Mobileye is banking on coronavirus-related travel disruptions remaining a temporary hindrance rather than a catalyst for long-term changes in transportation.

“In the times of great crisis, you either pull back or lean in, and this is an example of leaning in,” said Amnon Shashua, Mobileye CEO. “People still need to move from place to place.”

Moovit wraps those various transportation modes into an app that aggregates data from multiple transit partners. It’s a single place to plan and pay for a multimodal journey around a city that might involve public transit, ride-hailing, scooter and bike rentals and more.

Eliminating friction that would otherwise exist as travelers plan multimodal journeys is, broadly speaking, a promising idea, says David Zipper, visiting fellow at the Harvard Kennedy School. But it requires more than a slick app, he says — it requires a thriving transportation ecosystem.

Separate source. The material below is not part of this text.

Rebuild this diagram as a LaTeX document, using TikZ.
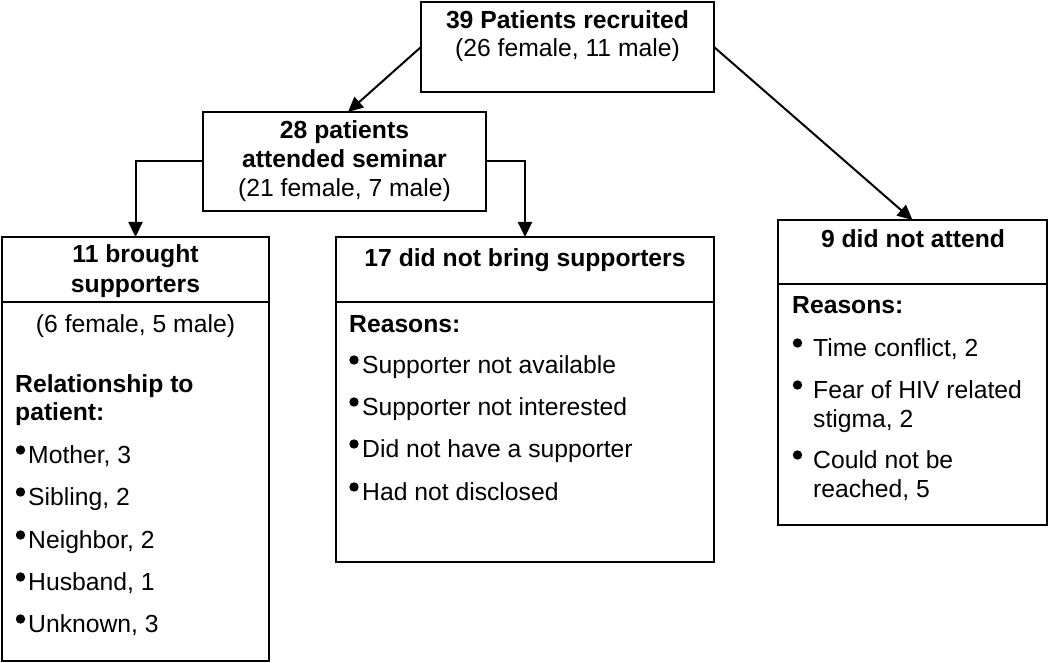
\documentclass[tikz,border=0pt]{standalone}
\usepackage{fontspec}
\setmainfont{Liberation Sans}
\usetikzlibrary{arrows.meta}
\begin{document}
\begin{tikzpicture}[x=1pt,y=-1pt,
  box/.style={draw, line width=2pt, inner sep=0pt, outer sep=0pt, anchor=north west},
  divider/.style={line width=2pt},
  conn/.style={line width=2pt, -{Triangle[length=15pt,width=14pt]}},
  txt/.style={inner sep=0pt, anchor=base, font=\fontsize{24.7}{28.5}\selectfont},
  btxt/.style={txt, font=\fontsize{24.7}{28.5}\selectfont\bfseries},
  ltxt/.style={txt, anchor=base west},
  lbtxt/.style={btxt, anchor=base west},
  bul/.style={fill=black}
]
\useasboundingbox (0,0) rectangle (1050,663);

% boxes
\node[box, minimum width=293pt, minimum height=90pt] (top) at (421,2) {};
\node[box, minimum width=283pt, minimum height=99pt] (b28) at (203,112) {};
\node[box, minimum width=267pt, minimum height=424pt] (b11) at (2,237) {};
\node[box, minimum width=378pt, minimum height=325pt] (b17) at (336,237) {};
\node[box, minimum width=269pt, minimum height=305pt] (b9) at (778,220) {};

% dividers
\draw[divider] (b11.west |- 0,302) -- (b11.east |- 0,302);
\draw[divider] (b17.west |- 0,302) -- (b17.east |- 0,302);
\draw[divider] (b9.west |- 0,284) -- (b9.east |- 0,284);

% connectors
\draw[conn] (top.west) -- (b28.north -| 348,0);
\draw[conn] (top.east) -- (b9.north);
\draw[conn] (b28.west) -| (b11.north);
\draw[conn] (b28.east) -| (b17.north);

% top box
\node[btxt] (t1) at (567.5,29) {39 Patients recruited};
\node[txt] (t2) at (567.5,57) {(26 female, 11 male)};

% 28 box
\node[btxt] (t3) at (344.5,139) {28 patients};
\node[btxt] (t4) at (344.5,168) {attended seminar};
\node[txt] (t5) at (344.5,197) {(21 female, 7 male)};

% 11 box
\node[btxt] (t6) at (135.5,263) {11 brought};
\node[btxt] (t7) at (135.5,292) {supporters};
\node[txt] (t8) at (135.5,332) {(6 female, 5 male)};
\node[lbtxt] (t9) at (15,392) {Relationship to};
\node[lbtxt] (t10) at (15,420) {patient:};
\node[ltxt] (m1) at (28,463) {Mother, 3};
\node[ltxt] (m2) at (28,505) {Sibling, 2};
\node[ltxt] (m3) at (28,548) {Neighbor, 2};
\node[ltxt] (m4) at (28,590) {Husband, 1};
\node[ltxt] (m5) at (28,632) {Unknown, 3};
\foreach \yy in {463,505,548,590,632}
  \fill[bul] (20.5,\yy-13) circle[radius=4.7pt];

% 17 box
\node[btxt] (t11) at (525,267) {17 did not bring supporters};
\node[lbtxt] (t12) at (349,332) {Reasons:};
\node[ltxt] (r1) at (362,373) {Supporter not available};
\node[ltxt] (r2) at (362,415) {Supporter not interested};
\node[ltxt] (r3) at (362,457) {Did not have a supporter};
\node[ltxt] (r4) at (362,500) {Had not disclosed};
\foreach \yy in {373,415,457,500}
  \fill[bul] (354,\yy-13) circle[radius=4.7pt];

% 9 box
\node[btxt] (t13) at (913,248) {9 did not attend};
\node[lbtxt] (t14) at (792,313) {Reasons:};
\node[ltxt] (n1) at (813,356) {Time conflict, 2};
\node[ltxt] (n2) at (813,398) {Fear of HIV related};
\node[ltxt] (n3) at (813,427) {stigma, 2};
\node[ltxt] (n4) at (813,468) {Could not be};
\node[ltxt] (n5) at (813,497) {reached, 5};
\foreach \yy in {356,398,468}
  \fill[bul] (797.5,\yy-13) circle[radius=4.7pt];
\end{tikzpicture}
\end{document}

“A mobility-as-a-service solution is only as useful as the services it knits together,” Zipper said. “If you have bus service that comes once an hour, and that’s tied to a bike-share where a bicyclist has to ride in a lane that’s in the same space as vehicles moving 40 miles an hour, how useful is that? First, you have to make sure you have high-quality services available for those that don’t drive. If they’re not there, you have nothing useful to put together.”

That could be worth considering as Mobileye fleshes out its forthcoming robotaxi business that’s augmented by the Moovit acquisition. Moovit, of Tel Aviv, was founded in 2012 and has 800 million users in approximately 3,100 cities and 102 countries, according to Intel.

Beyond the customer-facing side of the deal, Moovit offers mapping and data intelligence and aspects of a fleet operations infrastructure. With cameras in millions of personally owned cars around the world thanks to partnerships with the likes of BMW and Nissan, Mobileye had culled information from those vehicles and already developed a crowdsourced high-definition mapping and localization tool.

Now, with information from Moovit and a partnership with Ordnance Survey, the national mapping agency in the United Kingdom, Mobileye may offer information on infrastructure and data insights on everything from traffic flow to likely places where jaywalking will occur.

In November, Jack Weast, Intel’s autonomous driving chief, said data services and data intelligence had developed into promising revenue-generating lines of business and that the company would aggressively push toward those markets. This acquisition is the latest example.

The user network and map intelligence platform are components of Mobileye’s efforts to launch a robotaxi business in 2022. Other necessary puzzle pieces include self-driving systems, high-definition mapping, teleoperation capability and fleet optimization. And, of course, vehicles.

Mobileye’s approach of consolidating so much of that inside a single company is perhaps an outlier in the industry.

But Shashua believes that will help the company extract revenue from multiple points in the value chain, and Mobileye and Intel foresee robotaxis developing into a market worth $160 billion by 2030. To start tapping into that in 2022, Shashua says, the time was right to act.

“We invested in Moovit two years ago as part of our long-term strategy and understand this company and the value it can bring,” he said. “We believe 2022 is a very realistic timeline, and with the integration time frame, that required an acquisition be done now.”